Die Gestaltungsspielräume kommunaler Seniorenpolitik sind dabei strukturell begrenzt und von anderen (übergeordneten) Entscheidungsträgern abhängig. Als Probleme sind hierzu beispielsweise das weitere Absenken des Rentenniveaus oder die zunehmende Spekulation der Finanzindustrie mit Pflegeleistungen anzusehen. Ebenso ist es im Sinne einer wirksamen und integrierten Sozialplanung notwendig, in der allgemeinen Perspektivplanung ländlicher Räume an Beachtung und Einfluss zu gewinnen.
In diesem Sinne ist eine wichtige Kernbotschaft der vorliegenden Konzeption, dass der Sozialstaat trotz aller Bemühungen, beachtlicher finanzieller Aufwendungen und zukünftiger (Modell-)Projekte zusehends an seine Grenzen kommt. Eine Vollkaskomentalität als Anspruchshaltung gegenüber der staatlichen Gemeinschaft ist nicht angemessen. Eigenverantwortung und Selbsthilfe sind auch hier mehr und mehr gefordert. Letztlich richtet sich die mögliche Versorgungsqualität daran aus, wie stark sich Familien, Nachbarschaften und soziale Netzwerke in die Betreuung und Pflege einbringen und welche Werte in unserer Gesellschaft handlungsleitend vorherrschen und den Senioren entgegengebracht werden. Die vorliegende Rahmenkonzeption setzt wichtige Impulse für eine aktive Seniorenpolitik und lädt zur weiteren Mitarbeit ein.

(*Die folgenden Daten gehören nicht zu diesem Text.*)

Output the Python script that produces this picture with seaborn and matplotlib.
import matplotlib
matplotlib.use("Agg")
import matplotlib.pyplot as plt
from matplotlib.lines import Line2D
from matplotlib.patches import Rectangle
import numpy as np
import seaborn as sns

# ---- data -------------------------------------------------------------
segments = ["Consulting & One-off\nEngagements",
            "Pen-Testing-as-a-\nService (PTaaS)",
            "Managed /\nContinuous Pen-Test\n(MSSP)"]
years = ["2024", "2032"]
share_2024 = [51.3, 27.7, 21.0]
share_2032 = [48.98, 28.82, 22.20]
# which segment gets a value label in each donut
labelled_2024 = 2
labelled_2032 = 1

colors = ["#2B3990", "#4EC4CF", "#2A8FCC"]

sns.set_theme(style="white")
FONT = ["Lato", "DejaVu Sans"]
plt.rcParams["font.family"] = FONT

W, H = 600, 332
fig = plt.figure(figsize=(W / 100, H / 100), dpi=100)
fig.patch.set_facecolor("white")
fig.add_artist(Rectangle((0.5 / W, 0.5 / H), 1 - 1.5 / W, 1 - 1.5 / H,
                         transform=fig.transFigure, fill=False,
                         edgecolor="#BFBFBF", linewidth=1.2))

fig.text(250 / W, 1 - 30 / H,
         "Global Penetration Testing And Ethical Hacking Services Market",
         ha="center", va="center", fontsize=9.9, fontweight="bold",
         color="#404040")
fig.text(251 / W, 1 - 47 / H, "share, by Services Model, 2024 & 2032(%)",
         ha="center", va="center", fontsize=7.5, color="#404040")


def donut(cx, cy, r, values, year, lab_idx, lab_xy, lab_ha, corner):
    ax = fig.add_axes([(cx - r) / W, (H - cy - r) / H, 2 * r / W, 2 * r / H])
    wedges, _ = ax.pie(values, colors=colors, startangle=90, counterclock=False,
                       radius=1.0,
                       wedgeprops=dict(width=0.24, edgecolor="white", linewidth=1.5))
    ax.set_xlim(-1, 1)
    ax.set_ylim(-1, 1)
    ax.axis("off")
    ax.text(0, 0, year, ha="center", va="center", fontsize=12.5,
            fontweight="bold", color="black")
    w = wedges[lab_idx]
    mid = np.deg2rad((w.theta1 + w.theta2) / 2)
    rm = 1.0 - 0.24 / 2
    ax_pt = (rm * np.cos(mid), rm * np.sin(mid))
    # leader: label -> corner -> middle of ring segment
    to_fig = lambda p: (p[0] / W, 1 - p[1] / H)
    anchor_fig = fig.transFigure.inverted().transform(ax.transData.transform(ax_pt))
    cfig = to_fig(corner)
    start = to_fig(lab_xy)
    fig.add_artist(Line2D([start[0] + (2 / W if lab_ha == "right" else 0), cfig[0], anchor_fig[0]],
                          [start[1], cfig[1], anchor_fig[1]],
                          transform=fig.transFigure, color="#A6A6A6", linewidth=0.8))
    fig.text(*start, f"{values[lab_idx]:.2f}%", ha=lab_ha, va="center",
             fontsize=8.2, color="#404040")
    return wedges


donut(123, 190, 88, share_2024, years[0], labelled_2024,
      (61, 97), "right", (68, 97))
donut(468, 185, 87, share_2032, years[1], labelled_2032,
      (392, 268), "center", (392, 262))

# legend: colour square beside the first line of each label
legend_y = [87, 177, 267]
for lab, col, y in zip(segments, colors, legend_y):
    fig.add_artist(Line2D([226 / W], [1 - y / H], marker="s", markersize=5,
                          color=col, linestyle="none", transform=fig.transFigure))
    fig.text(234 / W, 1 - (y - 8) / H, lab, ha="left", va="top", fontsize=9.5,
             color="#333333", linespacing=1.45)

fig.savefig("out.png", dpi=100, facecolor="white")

In den nächsten Wochen soll der Bericht nun veröffentlicht und diskutiert werden. Als Ergebnis des Dialogprozesses und im Rahmen eines „Seniorenpolitischen Gipfels“ soll aus den Handlungsempfehlungen ein konkretes und verbindliches Handlungskonzept entstanden sein, in dem auch die Rolle und die Aufgaben der Kommunen und des Landkreises vereinbart werden.